Click play for audio version of this story
Mary T. Previte, who served four terms as an assemblywoman from Camden County, died on November 16. She was 87.
Previte had been hit by a car earlier this month.
As a nine-year-old child, Previte spent more than three years in a Japanese concentration camp. She was separated from her parents, who had been serving as missionaries in Shandong, China when World War II broke out.
She was fourteen when she lost her left hand in an accident involving a revolving saw.
Previte won her first election in 1965 when he secured a seat on the Voorhees Board of Education.
She was the top vote-getter in that race and defeated incumbent Edward Bristow by a 65%-35% margin.
Previte moved to Haddonfield, became active in the Camden County League of Women Voters, and later won a seat on the Haddonfield school board.
In 1972, she helped run a campaign for Lewis Katz for Camden County Freeholder. Katz had been her student when she taught English and Journalism at Camden High School in the 1950s.
She won an unexpired term in 1973.
In 1973, Previte was nominated to the Camden County Park Commission but lost a vote a freeholder vote to confirm her.
Democrats had a 4-3 majority on the Camden County Board of Freeholders, and Previte had the backing of Alan Vogelson and Lewis Katz, two freeholders allied with Camden County Democratic Chairman William Simon.
But a split in the party led Democratic Freeholder Thomas Higgins to form an alliance with the three Republican freeholders that resulted in Previte’s nomination to stall in a 3-3 vote.
She moved to county government in 1974 when the freeholders named her to serve as superintendent of the Camden County Children’s Shelter. He held that post for more than 30 years.
Previte, then 65, became the candidate of the Camden County Democratic organization for State Assembly in 1997 in what was then a politically competitive race for the 6th district seat in the suburban Cherry Hill-based district.
Republicans had held the 6th district Assembly seats from 1979 until 1995, when 28-year-old Democrat Louis Greenwald unseated incumbent Lee Solomon (R-Haddon Heights) by 1,618 votes. Greenwald’s mother, Maria Barnaby Greenwald, had been a popular Camden County Freeholder.
Nine-term Assemblyman John Rocco (R-Cherry Hill) have up his seat to challenge State Sen. John Adler (R-Cherry Hill). Previte ran for the open seat on a ticket with Greenwald.
The Republicans nominated Thomas Shusted, Jr., the son of former Assemblyman and Camden County Prosecutor Tom Shusted, to run for Assembly on a ticket with Camden County Register of Deeds and Mortgages Susan Rose.
Previte defeated Shusted by 6,869 votes.
She was re-elected three times, all by wide margins.

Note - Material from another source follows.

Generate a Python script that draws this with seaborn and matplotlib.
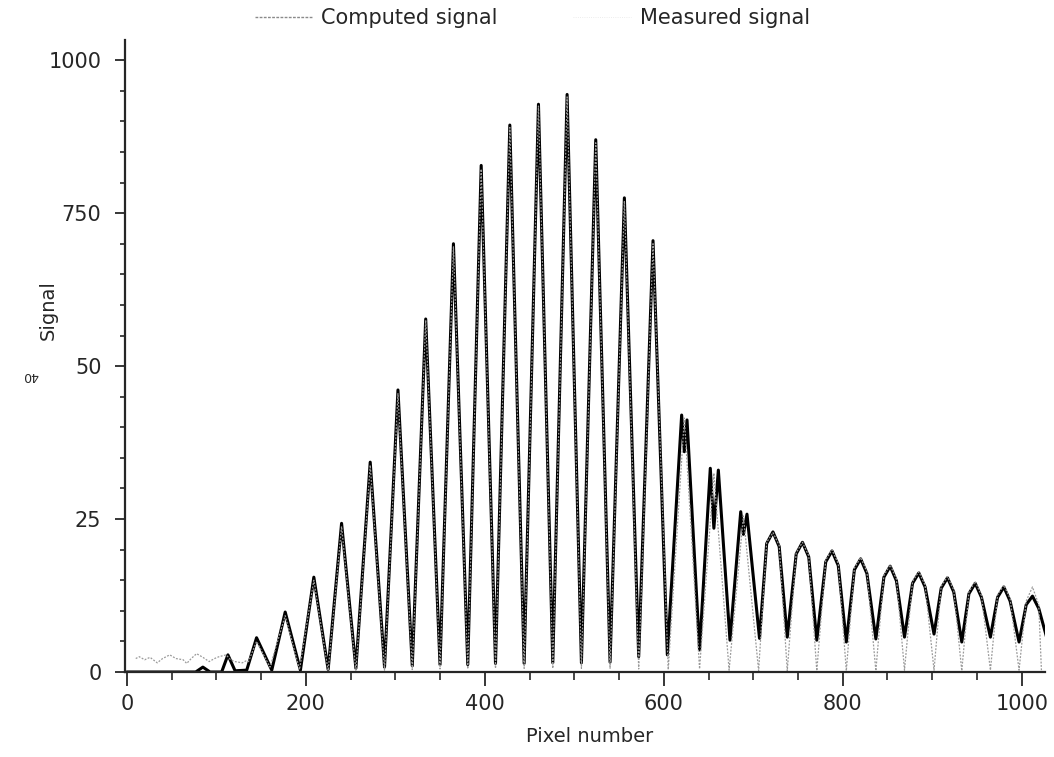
import numpy as np
import pandas as pd
import matplotlib
matplotlib.use("Agg")
import matplotlib.pyplot as plt
from matplotlib.lines import Line2D
from matplotlib.ticker import MultipleLocator, FixedLocator, FixedFormatter
import seaborn as sns

# measured signal (solid) - peaks, troughs and shoulders
meas_peak_x = [85, 113, 145, 177, 209, 240, 272, 303, 334, 365, 396, 428, 460, 492,
               524, 556, 588, 620, 626, 652, 661, 686, 693, 722, 755, 788, 820, 853,
               885, 917, 948, 980, 1012]
meas_peak_y = [8, 28, 56, 98, 155, 243, 343, 461, 577, 700, 828, 894, 928, 944,
               870, 775, 705, 420, 412, 333, 330, 262, 258, 229, 212, 198, 185, 173,
               162, 154, 145, 139, 124]
meas_trough_x = [0, 77, 93, 106, 121, 134, 162, 194, 225, 256, 288, 319, 350, 381,
                 412, 444, 476, 508, 540, 572, 604, 623, 640, 656, 674, 689, 707,
                 738, 771, 804, 837, 869, 902, 933, 965, 997, 1030]
meas_trough_y = [0, 0, 0, 0, 2, 3, 3, 3, 4, 6, 8, 10, 12, 12,
                 14, 14, 15, 15, 16, 25, 28, 360, 36, 235, 52, 225, 55,
                 57, 52, 49, 54, 57, 62, 49, 57, 49, 45]
shoulder_x = [715, 729, 748, 762, 781, 795, 813, 827, 846, 860, 878, 892, 910, 924,
              941, 955, 973, 987, 1005, 1019]
meas_shoulder_y = [210, 205, 193, 188, 180, 174, 167, 161, 155, 149, 145, 139, 137, 131,
                   128, 122, 122, 116, 110, 104]

# computed signal (dotted) - noisy baseline, peaks, troughs
comp_base_x = [10, 14, 20, 26, 34, 40, 48, 55, 63, 67, 72, 78, 85, 92, 98, 103,
               111, 116, 121, 129, 133, 136]
comp_base_y = [22, 25, 20, 24, 15, 22, 28, 22, 20, 14, 22, 30, 24, 17, 22, 25,
               28, 20, 17, 15, 18, 17]
comp_peak_x = [145, 177, 209, 240, 272, 303, 334, 365, 396, 428, 460, 492, 524, 556,
               588, 623, 656, 689, 722, 755, 788, 820, 853, 885, 917, 948, 980, 1012]
comp_peak_y = [50, 92, 150, 238, 338, 455, 575, 695, 822, 890, 925, 940, 865, 770,
               700, 415, 325, 255, 228, 212, 200, 187, 175, 164, 156, 148, 142, 139]
comp_trough_x = [160, 193, 225, 256, 288, 319, 350, 381, 412, 444, 476, 508, 540, 572,
                 605, 640, 673, 706, 738, 771, 804, 837, 869, 902, 933, 965, 997, 1022]
comp_trough_y = [8, 4, 2, 2, 3, 4, 5, 5, 6, 6, 6, 6, 6, 5,
                 4, 5, 3, 2, 2, 2, 2, 2, 3, 3, 2, 3, 3, 3]
comp_shoulder_y = [212, 207, 195, 190, 183, 177, 170, 164, 158, 152, 148, 142, 140, 134,
                   131, 125, 126, 120, 116, 110]

ytick_vals = [0, 250, 500, 750, 1000]
ytick_labels = ["0", "25", "50", "750", "1000"]
xtick_vals = [0, 200, 400, 600, 800, 1000]

measured = pd.DataFrame({
    "pixel": meas_peak_x + meas_trough_x + shoulder_x,
    "signal": meas_peak_y + meas_trough_y + meas_shoulder_y,
}).sort_values("pixel")
computed = pd.DataFrame({
    "pixel": comp_base_x + comp_peak_x + comp_trough_x + shoulder_x,
    "signal": comp_base_y + comp_peak_y + comp_trough_y + comp_shoulder_y,
}).sort_values("pixel")

sns.set_style("ticks")
plt.rcParams["font.family"] = ["DejaVu Sans"]

fig = plt.figure(figsize=(10.54, 7.57), dpi=100)
ax = fig.add_axes([125 / 1054, 1 - 672 / 757, 920 / 1054, 632 / 757])

sns.lineplot(data=measured, x="pixel", y="signal", estimator=None, sort=False,
             color="black", linewidth=2.2, ax=ax)
sns.lineplot(data=computed, x="pixel", y="signal", estimator=None, sort=False,
             color="#9a9a9a", linewidth=0.9, linestyle=(0, (1.5, 1.2)), ax=ax)

ax.set_xlim(-2, 1026)
ax.set_ylim(0, 1033)
ax.xaxis.set_major_locator(FixedLocator(xtick_vals))
ax.xaxis.set_minor_locator(MultipleLocator(50))
ax.yaxis.set_major_locator(FixedLocator(ytick_vals))
ax.yaxis.set_major_formatter(FixedFormatter(ytick_labels))
ax.yaxis.set_minor_locator(MultipleLocator(50))
ax.tick_params(axis="x", which="major", direction="out", length=10, width=1.3,
               labelsize=15, pad=6)
ax.tick_params(axis="x", which="minor", direction="out", length=6, width=1.2)
ax.tick_params(axis="y", which="major", direction="out", length=7, width=1.3,
               labelsize=15, pad=10)
ax.tick_params(axis="y", which="minor", direction="out", length=3.5, width=1.2)

sns.despine(ax=ax)
for side in ["left", "bottom"]:
    ax.spines[side].set_linewidth(1.6)

ax.set_xlabel("Pixel number", fontsize=14)
ax.set_ylabel("Signal", fontsize=14)
ax.xaxis.set_label_coords(0.505, -0.087)
ax.yaxis.set_label_coords(-0.073, 0.573)

handles = [
    Line2D([], [], color="#8a8a8a", linewidth=1.0, linestyle=(0, (2, 1))),
    Line2D([], [], color="#e6e6e6", linewidth=0.6, linestyle=":"),
]
fig.legend(handles, ["Computed signal", "Measured signal"], loc="center",
           bbox_to_anchor=(0.505, 1 - 18 / 757), ncol=2, frameon=False,
           fontsize=15, handlelength=2.8, handletextpad=0.4, columnspacing=3.6)

fig.text(30 / 1054, 1 - 375 / 757, "40", rotation=180, fontsize=9,
         ha="center", va="center")

fig.savefig("out.png", dpi=100)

As an assemblywoman, Previte chaired the Assembly Family, Women and Children’s Services Committee. She focused heavily on criminal justice issues during her eight years in the New Jersey Legislature.
She sponsored a law that established drug-free school zones, and pushed legislation to allow towns to keep alleged drunk drivers in custody until they sober up.
In 2005, Previte was planning to seek a fifth term in the Assembly when federal and state authorities began to investigate allegations of civil rights abuses at the juvenile detention center she ran.
She was accused of playing a role in rounding up young offenders and incarcerating them for one day in order increase funding by enhancing the facility’s population.
She dropped her re-election bid after the filing deadline and was replaced on the ticket by Cherry Hill Councilwoman Pamela Lampitt.
After World War II, Previte moved to Michigan. She attended college in Illinois and moved to New Jersey after marrying Ernest Previte. She was a teacher for ten years before the birth of her daughter.
She is survived by her daughter, Alice Ann.
“Assemblywoman Mary Previte experienced the worst of human behavior as a prisoner in a World War II concentration camp, but survived and rose to do so much good. As a lawmaker, and throughout her professional life, she focused on the needs of children and families, and especially on issues of juvenile justice,” said Gov. Phil Murphy. “She was a lifelong educator, and continued to visit and speak with young people until just recently, bringing history to life in hopes of ensuring that the world never forgets its past. Her loss isn’t just a loss for New Jersey, but for humanity. Tammy and I send our condolences to her family and friends.”
This story was updated at 11:48 AM with comment from Murphy.